Обойдя больных, ликующих оттого, что их не эвакуировали, она, пройдя по коридору, направилась в бельевую. На полпути она заметила крупную женщину в шляпе и дождевом плаще: улыбаясь, та энергичным шагом приближалась к ней. Жасент мгновенно узнала ее по обезображивающей лицо бородавке на подбородке. Это была гувернантка доктора Мюррея.

– Здравствуйте, мадам, – любезно обратилась к ней Жасент. – Вы кого-то ищете?

– Ради бога, не утруждайтесь! Я уже приходила в воскресенье, я знаю дорогу. Моего мужа госпитализировали с бронхитом. В пятницу у меня выходной, вот я и пришла его проведать. Значит, вы здесь медсестра, а приезжаете на консультацию к доктору Мюррею из Сен-Жерома!

В вопросе горничной чувствовалась нотка неподдельного любопытства. Жасент спрашивала себя, могла ли эта женщина слышать что-либо из ее разговора с доктором, в то же время думая о том, что она в последние месяцы, должно быть, часто виделась с Эммой.

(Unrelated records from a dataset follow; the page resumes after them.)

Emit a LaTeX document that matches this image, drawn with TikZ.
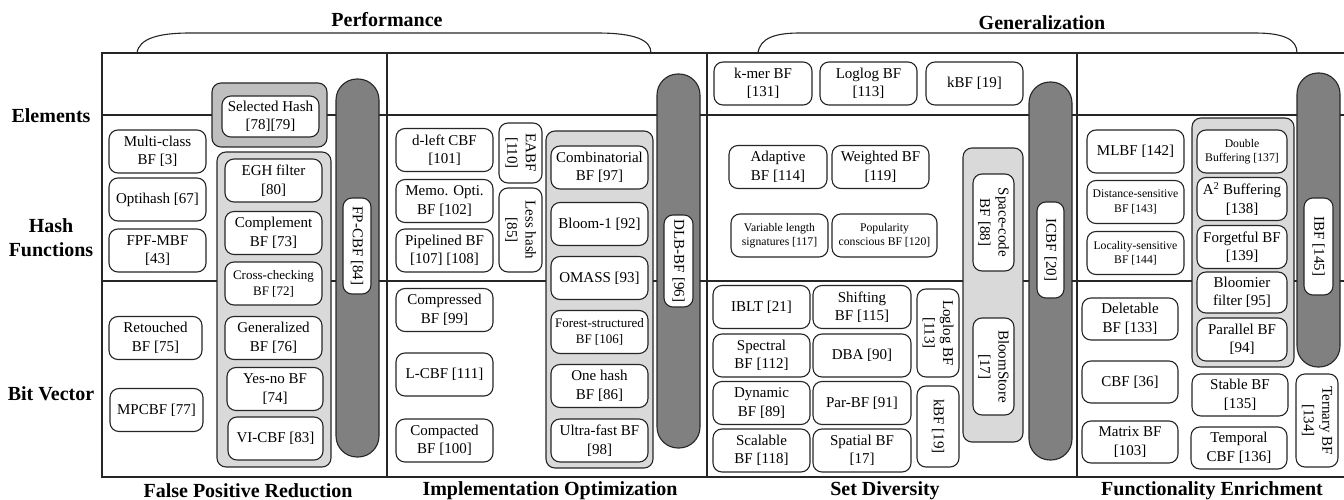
\documentclass[tikz,border=0pt]{standalone}
\usepackage{fontspec}
\setmainfont{Liberation Serif}
\usetikzlibrary{positioning}
\definecolor{grpfill}{HTML}{D9D9D9}
\definecolor{selfill}{HTML}{BFBFBF}
\definecolor{pillfill}{HTML}{808080}
\tikzset{%
  tbox/.style = {
    draw = black!85,
    line width = 1.1pt,
    rounded corners = 9pt,
    fill = white,
    align = center,
    inner sep = 1pt,
    minimum width = 97pt,
    minimum height = 43pt,
    font = \fontsize{15}{18.5}\selectfont,
  },
  vbox/.style = {
    tbox,
    rotate = -90,
  },
  group/.style = {
    draw = black!85,
    line width = 1.1pt,
    rounded corners = 9pt,
    fill = #1,
  },
  group/.default = {grpfill},
  pill/.style = {
    draw = black!85,
    line width = 1.1pt,
    fill = pillfill,
    rounded corners = 21pt,
    minimum width = 43pt,
  },
  fsmall/.style = {
    font = \fontsize{13}{16}\selectfont,
  },
  fsmaller/.style = {
    font = \fontsize{11.7}{14.3}\selectfont,
  },
  rowlabel/.style = {
    font = \fontsize{20}{24}\selectfont\bfseries,
    align = center,
  },
  gridline/.style = {
    draw = black!85,
    line width = 1.3pt,
  },
}

\begin{document}
\begin{tikzpicture}[x=1pt, y=-1pt]
\useasboundingbox (0,0) rectangle (1344,500);

% grid
\coordinate (nw) at (102,53);
\coordinate (se) at (1346,477);
\draw[gridline] (nw) rectangle (se);
\draw[gridline] (102,115) -- (1346,115);
\draw[gridline] (102,281) -- (1346,281);
\draw[gridline] (387,53) -- (387,477);
\draw[gridline] (707,53) -- (707,477);
\draw[gridline] (1077,53) -- (1077,477);

% braces on top
\draw[gridline, line width=1.1pt] (137,53) .. controls (139,38) and (160,33) .. (190,33)
  -- (597,33) .. controls (635,33) and (651,40) .. (651,53);
\draw[gridline, line width=1.1pt] (758,53) .. controls (760,38) and (775,33) .. (800,33)
  -- (1255,33) .. controls (1285,33) and (1297,40) .. (1297,53);
\node(perf) [rowlabel] at (387,20) {Performance};
\node(genr) [rowlabel] at (1042,23) {Generalization};

% row and column labels
\node(elem) [rowlabel] at (51,116) {Elements};
\node(hash) [rowlabel] at (51,238) {Hash\\Functions};
\node(bits) [rowlabel] at (51,394) {Bit Vector};
\node(fpr)  [rowlabel] at (248,491) {False Positive Reduction};
\node(impl) [rowlabel] at (550,491) {Implementation Optimization};
\node(sdiv) [rowlabel] at (885,491) {Set Diversity};
\node(func) [rowlabel] at (1212,491) {Functionality Enrichment};

% groups and pills
\node(gsel) [group=selfill, minimum width=115pt, minimum height=64pt] at (269.5,115) {};
\node(gfpr) [group, minimum width=114pt, minimum height=315pt] at (274,309.5) {};
\node(pfpr) [pill, minimum height=378pt] at (357.5,268) {};
\node(gimp) [group, minimum width=107pt, minimum height=337pt] at (599.5,299.5) {};
\node(pimp) [pill, minimum height=374pt] at (678.5,261) {};
\node(gset) [group, minimum width=60pt, minimum height=294pt] at (993,295) {};
\node(pset) [pill, minimum height=378pt] at (1050.5,271) {};
\node(gfun) [group, minimum width=102pt, minimum height=249pt] at (1243,242.5) {};
\node(pfun) [pill, minimum height=294pt] at (1318.5,220) {};

% false positive reduction
\node(mclass) [tbox] at (157.5,151.5) {Multi-class\\BF [3]};
\node(optih)  [tbox] at (157.5,199.5) {Optihash [67]};
\node(fpfmbf) [tbox] at (157.5,250.5) {FPF-MBF\\{[43]}};
\node(retou)  [tbox, minimum width=93pt] at (155.5,338) {Retouched\\BF [75]};
\node(mpcbf)  [tbox, minimum width=93pt] at (156.5,410) {MPCBF [77]};
\node(selh)   [tbox, minimum height=41pt] at (270.5,116.5) {Selected Hash\\{[78][79]}};
\node(egh)    [tbox] at (273.5,180.5) {EGH filter\\{[80]}};
\node(compl)  [tbox] at (273.5,233) {Complement\\BF [73]};
\node(cross)  [tbox, fsmall] at (273.5,283.5) {Cross-checking\\BF [72]};
\node(genbf)  [tbox] at (273.5,338) {Generalized\\BF [76]};
\node(yesno)  [tbox, minimum width=96pt] at (275,389) {Yes-no BF\\{[74]}};
\node(vicbf)  [tbox, minimum width=95pt] at (275.5,438.5) {VI-CBF [83]};
\node(fpcbf)  [vbox, minimum width=96pt, minimum height=28pt] at (357,246) {FP-CBF [84]};

% implementation optimization
\node(dleft)  [tbox] at (444.5,150) {d-left CBF\\{[101]}};
\node(memo)   [tbox] at (444.5,201) {Memo. Opti.\\BF [102]};
\node(pipe)   [tbox] at (444.5,250.5) {Pipelined BF\\{[107] [108]}};
\node(eabf)   [vbox, minimum width=60pt, minimum height=43pt] at (520.5,153) {EABF\\{[110]}};
\node(lessh)  [vbox, minimum width=84pt, minimum height=43pt] at (520.5,230) {Less hash\\{[85]}};
\node(combi)  [tbox] at (599.5,167.5) {Combinatorial\\BF [97]};
\node(bloom1) [tbox] at (599.5,224) {Bloom-1 [92]};
\node(omass)  [tbox] at (599.5,278) {OMASS [93]};
\node(forest) [tbox, fsmall] at (599.5,332) {Forest-structured\\BF [106]};
\node(onehsh) [tbox] at (599.5,386) {One hash\\BF [86]};
\node(ultra)  [tbox] at (599.5,440.5) {Ultra-fast BF\\{[98]}};
\node(dlbbf)  [vbox, minimum width=92pt, minimum height=29pt] at (678.5,261) {DLB-BF [96]};
\node(compr)  [tbox] at (444.5,310) {Compressed\\BF [99]};
\node(lcbf)   [tbox] at (444.5,374.5) {L-CBF [111]};
\node(compa)  [tbox] at (444.5,440.5) {Compacted\\BF [100]};

% set diversity
\node(kmer)   [tbox, minimum width=98pt] at (763,83.5) {k-mer BF\\{[131]}};
\node(loglga) [tbox] at (868.5,83.5) {Loglog BF\\{[113]}};
\node(kbfa)   [tbox] at (974.5,83.5) {kBF [19]};
\node(adapt)  [tbox, minimum width=98pt] at (778,167) {Adaptive\\BF [114]};
\node(weigh)  [tbox] at (880.5,167) {Weighted BF\\{[119]}};
\node(varlen) [tbox, fsmaller] at (779.5,235.5) {Variable length\\signatures [117]};
\node(popul)  [tbox, fsmaller, minimum width=105pt] at (884.5,235.5) {Popularity\\conscious BF [120]};
\node(space)  [vbox, minimum width=97pt, minimum height=41pt] at (993.5,222.5) {Space-code\\BF [88]};
\node(bstore) [vbox, minimum width=97pt, minimum height=41pt] at (993.5,366.5) {BloomStore\\{[17]}};
\node(icbf)   [vbox, minimum width=96pt, minimum height=27pt] at (1050.5,250) {ICBF [20]};
\node(iblt)   [tbox] at (761.5,307) {IBLT [21]};
\node(shift)  [tbox, minimum width=98pt] at (862,307) {Shifting\\BF [115]};
\node(spect)  [tbox] at (761.5,355.5) {Spectral\\BF [112]};
\node(dba)    [tbox, minimum width=98pt] at (862,355.5) {DBA [90]};
\node(dynbf)  [tbox] at (761.5,403) {Dynamic\\BF [89]};
\node(parbf)  [tbox, minimum width=98pt] at (862,403) {Par-BF [91]};
\node(scal)   [tbox] at (761.5,450.5) {Scalable\\BF [118]};
\node(spat)   [tbox, minimum width=98pt] at (862,450.5) {Spatial BF\\{[17]}};
\node(loglgb) [vbox, minimum width=88pt, minimum height=42pt] at (938,333) {Loglog BF\\{[113]}};
\node(kbfb)   [vbox, minimum width=81pt, minimum height=42pt] at (938,426.5) {kBF [19]};

% functionality enrichment
\node(mlbf)   [tbox] at (1135.5,151.5) {MLBF [142]};
\node(dist)   [tbox, fsmaller] at (1135.5,202) {Distance-sensitive\\BF [143]};
\node(local)  [tbox, fsmaller] at (1135.5,253) {Locality-sensitive\\BF [144]};
\node(dbuf)   [tbox, fsmaller, minimum width=90pt] at (1242,151.5) {Double\\Buffering [137]};
\node(abuf)   [tbox, minimum width=90pt] at (1242,199) {A\textsuperscript{2} Buffering\\{[138]}};
\node(forget) [tbox, minimum width=90pt] at (1242,247) {Forgetful BF\\{[139]}};
\node(bloomr) [tbox, minimum width=90pt, minimum height=41pt] at (1242,292.5) {Bloomier\\filter [95]};
\node(paral)  [tbox, minimum width=90pt] at (1242,339.5) {Parallel BF\\{[94]}};
\node(ibf)    [vbox, minimum width=97pt, minimum height=29pt] at (1318.5,246.5) {IBF [145]};
\node(delet)  [tbox, minimum width=96pt, minimum height=42pt] at (1130,319) {Deletable\\BF [133]};
\node(cbf)    [tbox, minimum width=96pt, minimum height=42pt] at (1130,382) {CBF [36]};
\node(matrix) [tbox, minimum width=96pt, minimum height=42pt] at (1130,442) {Matrix BF\\{[103]}};
\node(stable) [tbox, minimum width=96pt, minimum height=42pt] at (1240,395) {Stable BF\\{[135]}};
\node(tempo)  [tbox, minimum width=96pt, minimum height=42pt] at (1239,448) {Temporal\\CBF [136]};
\node(terna)  [vbox, minimum width=93pt, minimum height=42pt] at (1317,420.5) {Ternary BF\\{[134]}};
\end{tikzpicture}
\end{document}
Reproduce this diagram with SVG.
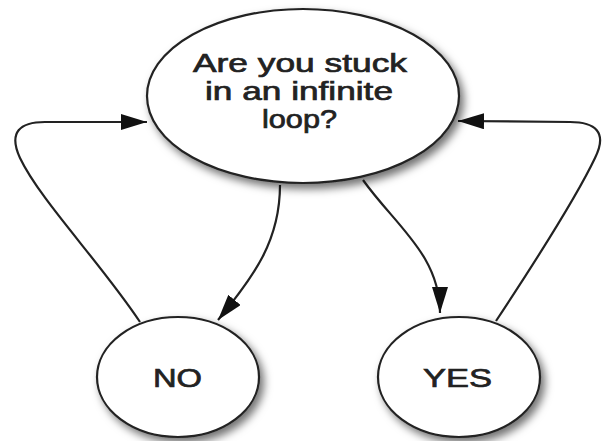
<svg xmlns="http://www.w3.org/2000/svg" width="608" height="441" viewBox="0 0 608 441">
  <defs>
    <filter id="shadow" x="-20%" y="-20%" width="150%" height="150%">
      <feDropShadow dx="4" dy="5" stdDeviation="4" flood-color="#000" flood-opacity="0.55"/>
    </filter>
    <marker id="arrowBig" viewBox="0 0 26 16" refX="26" refY="8" markerWidth="26" markerHeight="16" markerUnits="userSpaceOnUse" orient="auto">
      <path d="M0,0 L26,8 L0,16 Z" fill="#111"/>
    </marker>
  </defs>
  <style>
    .node { fill: #fff; stroke: #222; stroke-width: 2.2; filter: url(#shadow); }
    .label { font-family: "Liberation Sans", Arial, sans-serif; font-size: 26px; fill: #222; stroke: #222; stroke-width: 0.7; text-anchor: start; }
    .edge { fill: none; stroke: #222; stroke-width: 2.2; marker-end: url(#arrowBig); }
  </style>
  <rect width="608" height="441" fill="#fff"/>

  <g id="edges">
    <path class="edge" d="M140,322 C100,262 40,200 20,158 C8,132 20,122 45,122 L147,122"/>
    <path class="edge" d="M280,185 C280,240 255,275 218,320"/>
    <path class="edge" d="M363,180 C395,225 440,255 440,313"/>
    <path class="edge" d="M496,321 C535,262 575,200 595,158 C608,132 595,122 570,122 L458,121"/>
  </g>

  <g id="question">
    <ellipse class="node" cx="303" cy="96" rx="156" ry="87"/>
    <text class="label" x="193" y="72" textLength="214" lengthAdjust="spacingAndGlyphs">Are you stuck</text>
    <text class="label" x="205" y="100" textLength="188" lengthAdjust="spacingAndGlyphs">in an infinite</text>
    <text class="label" x="262" y="128" textLength="75" lengthAdjust="spacingAndGlyphs">loop?</text>
  </g>

  <g id="no">
    <ellipse class="node" cx="178" cy="377" rx="81" ry="60"/>
    <text class="label" x="153" y="387" textLength="49" lengthAdjust="spacingAndGlyphs">NO</text>
  </g>

  <g id="yes">
    <ellipse class="node" cx="459" cy="377" rx="81" ry="60"/>
    <text class="label" x="423" y="387" textLength="69" lengthAdjust="spacingAndGlyphs">YES</text>
  </g>
</svg>
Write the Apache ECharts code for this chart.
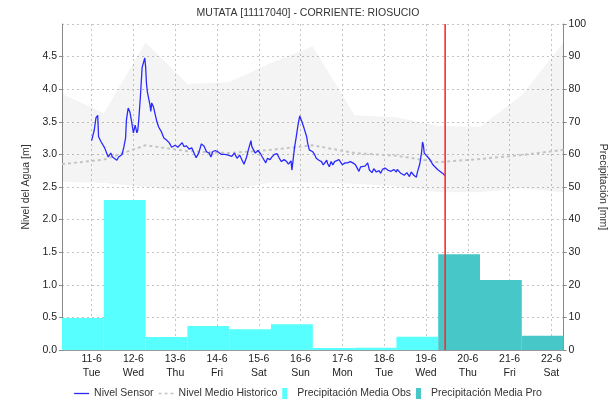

– Я приезжала не на консультацию, мадам. Это был личный вопрос. Вы давно у него работаете?

– С первого же часа, то есть около шести лет, – заверила Девони Лафонтен, хитро поглядывая на Жасент.

– В таком случае вы наверняка пересекались с моей сестрой, преподавательницей в школе Сен-Жерома, Эммой Клутье. Красивая молодая девушка, темные вьющиеся волосы, очень кокетливая.

– Господи, та юная девочка, которая утонула недалеко от Сен-Прима, была вашей сестрой? Боже милостивый, мне очень жаль. Мои соболезнования. Хоть и на неделю запоздавшие.

Сердце Жасент забилось так, что, казалось, сейчас выскочит из груди. Она не решалась задать горничной Мюрреев конкретные вопросы, однако интуиция подсказывала ей, что это следует сделать. Радостная физиономия женщины помрачнела. Жасент заинтриговала еще одна деталь: теперь горничная стояла неподвижно, словно ждала продолжения дискуссии.

– Да, я подумала, что ее доктор, возможно, смог бы сообщить мне некоторые сведения об Эмме – так звали мою сестру. Я нашла в ее квартире предписания врача, и вот… – выпалила Жасент прерывающимся от волнения голосом. – Моя просьба в какой-то мере могла показаться ему необычной, но нас с родителями беспокоило то, что Эмма была предоставлена самой себе.